#### Source excerpt
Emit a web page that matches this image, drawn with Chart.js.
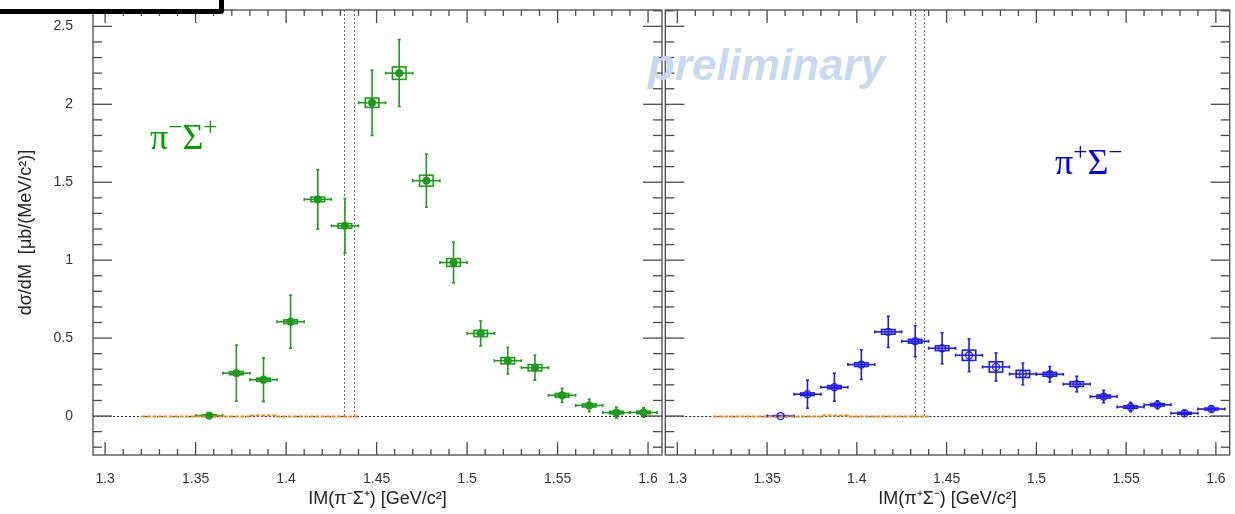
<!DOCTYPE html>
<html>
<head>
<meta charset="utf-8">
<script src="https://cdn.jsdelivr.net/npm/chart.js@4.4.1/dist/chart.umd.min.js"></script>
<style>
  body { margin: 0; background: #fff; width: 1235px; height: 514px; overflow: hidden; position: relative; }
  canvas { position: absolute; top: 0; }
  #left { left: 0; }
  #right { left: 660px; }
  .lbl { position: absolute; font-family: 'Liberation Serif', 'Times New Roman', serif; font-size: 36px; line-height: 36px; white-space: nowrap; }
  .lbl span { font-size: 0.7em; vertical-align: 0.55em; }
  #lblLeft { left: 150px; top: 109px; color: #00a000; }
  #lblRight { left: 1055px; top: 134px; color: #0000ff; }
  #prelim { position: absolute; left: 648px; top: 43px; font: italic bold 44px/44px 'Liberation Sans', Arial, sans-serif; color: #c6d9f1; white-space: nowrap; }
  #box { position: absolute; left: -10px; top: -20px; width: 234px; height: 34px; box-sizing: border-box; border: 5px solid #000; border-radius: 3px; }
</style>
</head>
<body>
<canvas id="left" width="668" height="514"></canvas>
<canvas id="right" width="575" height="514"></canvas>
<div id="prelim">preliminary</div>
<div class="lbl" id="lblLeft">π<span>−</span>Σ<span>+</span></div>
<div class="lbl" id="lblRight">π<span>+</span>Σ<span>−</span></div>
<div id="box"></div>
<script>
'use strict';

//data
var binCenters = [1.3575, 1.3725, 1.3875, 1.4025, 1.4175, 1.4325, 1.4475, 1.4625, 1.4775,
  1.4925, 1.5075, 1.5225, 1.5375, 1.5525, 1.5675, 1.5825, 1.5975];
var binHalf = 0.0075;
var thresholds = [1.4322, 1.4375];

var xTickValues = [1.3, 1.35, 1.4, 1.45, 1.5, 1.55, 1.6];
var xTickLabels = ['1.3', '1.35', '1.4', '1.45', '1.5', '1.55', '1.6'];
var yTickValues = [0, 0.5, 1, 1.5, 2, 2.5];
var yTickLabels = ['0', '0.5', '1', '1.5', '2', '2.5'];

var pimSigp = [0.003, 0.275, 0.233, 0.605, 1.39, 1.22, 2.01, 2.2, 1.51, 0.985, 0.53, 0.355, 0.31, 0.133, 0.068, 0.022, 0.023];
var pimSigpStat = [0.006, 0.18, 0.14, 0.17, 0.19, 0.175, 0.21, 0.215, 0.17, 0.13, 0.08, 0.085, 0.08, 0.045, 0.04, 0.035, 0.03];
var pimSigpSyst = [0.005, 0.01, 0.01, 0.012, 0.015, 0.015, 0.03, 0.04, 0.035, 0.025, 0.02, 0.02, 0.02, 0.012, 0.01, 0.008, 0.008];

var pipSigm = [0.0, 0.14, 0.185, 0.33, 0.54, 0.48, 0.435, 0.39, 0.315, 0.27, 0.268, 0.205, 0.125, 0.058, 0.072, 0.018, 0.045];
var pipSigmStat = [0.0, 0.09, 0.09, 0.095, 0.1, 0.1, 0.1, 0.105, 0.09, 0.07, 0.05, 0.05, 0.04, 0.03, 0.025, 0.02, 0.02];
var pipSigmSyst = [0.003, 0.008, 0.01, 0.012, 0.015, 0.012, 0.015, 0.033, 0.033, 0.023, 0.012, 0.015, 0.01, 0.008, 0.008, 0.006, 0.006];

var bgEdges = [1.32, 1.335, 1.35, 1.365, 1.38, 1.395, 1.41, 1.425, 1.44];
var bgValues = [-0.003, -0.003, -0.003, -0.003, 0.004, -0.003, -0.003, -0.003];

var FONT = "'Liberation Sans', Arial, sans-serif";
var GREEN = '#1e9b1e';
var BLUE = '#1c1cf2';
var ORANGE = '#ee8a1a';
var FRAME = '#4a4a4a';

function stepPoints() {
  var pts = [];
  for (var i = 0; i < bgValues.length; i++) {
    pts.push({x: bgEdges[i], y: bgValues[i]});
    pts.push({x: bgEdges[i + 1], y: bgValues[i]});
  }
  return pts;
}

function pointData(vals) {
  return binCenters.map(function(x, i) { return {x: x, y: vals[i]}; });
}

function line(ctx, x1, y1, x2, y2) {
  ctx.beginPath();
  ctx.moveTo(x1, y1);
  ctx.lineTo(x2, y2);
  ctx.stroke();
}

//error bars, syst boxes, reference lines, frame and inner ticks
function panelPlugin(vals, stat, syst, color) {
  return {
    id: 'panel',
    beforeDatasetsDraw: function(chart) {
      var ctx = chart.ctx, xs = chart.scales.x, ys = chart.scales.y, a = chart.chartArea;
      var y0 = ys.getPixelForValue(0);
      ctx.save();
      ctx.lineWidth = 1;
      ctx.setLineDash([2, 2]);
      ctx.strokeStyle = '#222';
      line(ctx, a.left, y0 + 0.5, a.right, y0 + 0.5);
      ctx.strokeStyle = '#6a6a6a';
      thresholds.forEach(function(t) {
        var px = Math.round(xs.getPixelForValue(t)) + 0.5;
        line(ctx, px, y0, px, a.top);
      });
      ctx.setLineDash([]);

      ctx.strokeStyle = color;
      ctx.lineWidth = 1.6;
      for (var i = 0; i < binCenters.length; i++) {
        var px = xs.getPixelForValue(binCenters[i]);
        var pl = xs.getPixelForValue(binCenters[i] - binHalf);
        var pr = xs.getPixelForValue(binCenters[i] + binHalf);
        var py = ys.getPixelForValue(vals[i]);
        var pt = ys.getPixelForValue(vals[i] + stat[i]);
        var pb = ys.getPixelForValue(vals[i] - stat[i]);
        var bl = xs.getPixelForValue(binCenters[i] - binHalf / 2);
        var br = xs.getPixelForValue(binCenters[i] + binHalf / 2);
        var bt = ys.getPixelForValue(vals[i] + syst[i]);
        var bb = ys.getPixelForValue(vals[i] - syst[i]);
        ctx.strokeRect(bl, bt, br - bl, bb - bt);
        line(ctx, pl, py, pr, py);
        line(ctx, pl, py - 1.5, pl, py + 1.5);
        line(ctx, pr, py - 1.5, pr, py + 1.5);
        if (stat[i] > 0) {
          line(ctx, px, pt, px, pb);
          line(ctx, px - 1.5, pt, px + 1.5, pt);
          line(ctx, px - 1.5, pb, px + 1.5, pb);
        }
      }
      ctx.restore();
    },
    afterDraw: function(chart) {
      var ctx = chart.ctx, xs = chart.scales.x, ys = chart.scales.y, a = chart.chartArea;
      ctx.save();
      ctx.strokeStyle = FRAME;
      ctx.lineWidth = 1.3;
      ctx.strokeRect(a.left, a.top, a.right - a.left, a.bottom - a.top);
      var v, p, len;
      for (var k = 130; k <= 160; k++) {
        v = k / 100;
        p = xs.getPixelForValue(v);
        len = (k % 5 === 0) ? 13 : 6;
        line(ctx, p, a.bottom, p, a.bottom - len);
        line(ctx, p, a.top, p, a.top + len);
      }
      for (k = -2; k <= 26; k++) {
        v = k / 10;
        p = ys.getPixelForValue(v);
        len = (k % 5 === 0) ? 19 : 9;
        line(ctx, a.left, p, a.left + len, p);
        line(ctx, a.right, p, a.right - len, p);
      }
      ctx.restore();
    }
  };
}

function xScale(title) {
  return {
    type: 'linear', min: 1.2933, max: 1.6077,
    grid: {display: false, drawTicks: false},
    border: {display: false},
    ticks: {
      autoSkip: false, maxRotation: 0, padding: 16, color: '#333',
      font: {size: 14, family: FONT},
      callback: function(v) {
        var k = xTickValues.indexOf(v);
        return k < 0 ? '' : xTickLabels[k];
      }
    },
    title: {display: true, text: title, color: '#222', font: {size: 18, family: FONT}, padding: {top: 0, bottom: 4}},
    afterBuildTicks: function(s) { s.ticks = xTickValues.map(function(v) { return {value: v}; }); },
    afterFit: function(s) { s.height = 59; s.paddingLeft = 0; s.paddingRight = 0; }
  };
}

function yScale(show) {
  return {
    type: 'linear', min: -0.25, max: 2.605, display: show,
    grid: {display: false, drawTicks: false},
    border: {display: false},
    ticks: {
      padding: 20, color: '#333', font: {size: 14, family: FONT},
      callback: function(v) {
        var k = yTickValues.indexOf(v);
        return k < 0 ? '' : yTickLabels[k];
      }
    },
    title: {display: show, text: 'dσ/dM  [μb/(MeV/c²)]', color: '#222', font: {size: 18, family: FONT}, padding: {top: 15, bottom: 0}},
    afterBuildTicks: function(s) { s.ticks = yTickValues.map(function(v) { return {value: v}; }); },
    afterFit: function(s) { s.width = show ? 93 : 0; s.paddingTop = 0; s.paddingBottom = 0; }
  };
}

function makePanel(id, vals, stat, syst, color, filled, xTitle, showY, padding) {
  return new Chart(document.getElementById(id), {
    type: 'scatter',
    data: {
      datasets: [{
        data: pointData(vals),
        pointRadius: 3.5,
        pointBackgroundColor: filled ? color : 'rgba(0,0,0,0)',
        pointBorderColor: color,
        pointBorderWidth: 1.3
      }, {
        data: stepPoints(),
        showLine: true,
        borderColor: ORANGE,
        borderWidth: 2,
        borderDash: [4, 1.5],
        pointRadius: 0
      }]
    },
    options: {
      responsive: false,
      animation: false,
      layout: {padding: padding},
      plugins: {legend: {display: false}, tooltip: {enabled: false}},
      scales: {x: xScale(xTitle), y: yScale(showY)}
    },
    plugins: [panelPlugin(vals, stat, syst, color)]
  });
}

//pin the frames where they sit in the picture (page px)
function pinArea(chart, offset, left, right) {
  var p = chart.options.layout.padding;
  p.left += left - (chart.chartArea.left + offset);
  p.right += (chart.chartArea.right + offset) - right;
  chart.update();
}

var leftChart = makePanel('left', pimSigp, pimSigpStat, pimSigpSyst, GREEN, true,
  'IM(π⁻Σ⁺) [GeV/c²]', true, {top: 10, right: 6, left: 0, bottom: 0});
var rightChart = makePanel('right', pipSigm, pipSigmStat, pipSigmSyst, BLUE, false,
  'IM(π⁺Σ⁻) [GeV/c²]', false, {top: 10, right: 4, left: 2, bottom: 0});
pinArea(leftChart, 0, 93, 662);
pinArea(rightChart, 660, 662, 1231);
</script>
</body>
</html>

#### Given request
Return the material line for line, from its beginning to the line that contains "var yTickLabels = ['0', '0.5', '1', '1.5', '2', '2.5'];", with the pictures left out.

#### The reply
Emit a web page that matches this image, drawn with Chart.js.
<!DOCTYPE html>
<html>
<head>
<meta charset="utf-8">
<script src="https://cdn.jsdelivr.net/npm/chart.js@4.4.1/dist/chart.umd.min.js"></script>
<style>
  body { margin: 0; background: #fff; width: 1235px; height: 514px; overflow: hidden; position: relative; }
  canvas { position: absolute; top: 0; }
  #left { left: 0; }
  #right { left: 660px; }
  .lbl { position: absolute; font-family: 'Liberation Serif', 'Times New Roman', serif; font-size: 36px; line-height: 36px; white-space: nowrap; }
  .lbl span { font-size: 0.7em; vertical-align: 0.55em; }
  #lblLeft { left: 150px; top: 109px; color: #00a000; }
  #lblRight { left: 1055px; top: 134px; color: #0000ff; }
  #prelim { position: absolute; left: 648px; top: 43px; font: italic bold 44px/44px 'Liberation Sans', Arial, sans-serif; color: #c6d9f1; white-space: nowrap; }
  #box { position: absolute; left: -10px; top: -20px; width: 234px; height: 34px; box-sizing: border-box; border: 5px solid #000; border-radius: 3px; }
</style>
</head>
<body>
<canvas id="left" width="668" height="514"></canvas>
<canvas id="right" width="575" height="514"></canvas>
<div id="prelim">preliminary</div>
<div class="lbl" id="lblLeft">π<span>−</span>Σ<span>+</span></div>
<div class="lbl" id="lblRight">π<span>+</span>Σ<span>−</span></div>
<div id="box"></div>
<script>
'use strict';

//data
var binCenters = [1.3575, 1.3725, 1.3875, 1.4025, 1.4175, 1.4325, 1.4475, 1.4625, 1.4775,
  1.4925, 1.5075, 1.5225, 1.5375, 1.5525, 1.5675, 1.5825, 1.5975];
var binHalf = 0.0075;
var thresholds = [1.4322, 1.4375];

var xTickValues = [1.3, 1.35, 1.4, 1.45, 1.5, 1.55, 1.6];
var xTickLabels = ['1.3', '1.35', '1.4', '1.45', '1.5', '1.55', '1.6'];
var yTickValues = [0, 0.5, 1, 1.5, 2, 2.5];
var yTickLabels = ['0', '0.5', '1', '1.5', '2', '2.5'];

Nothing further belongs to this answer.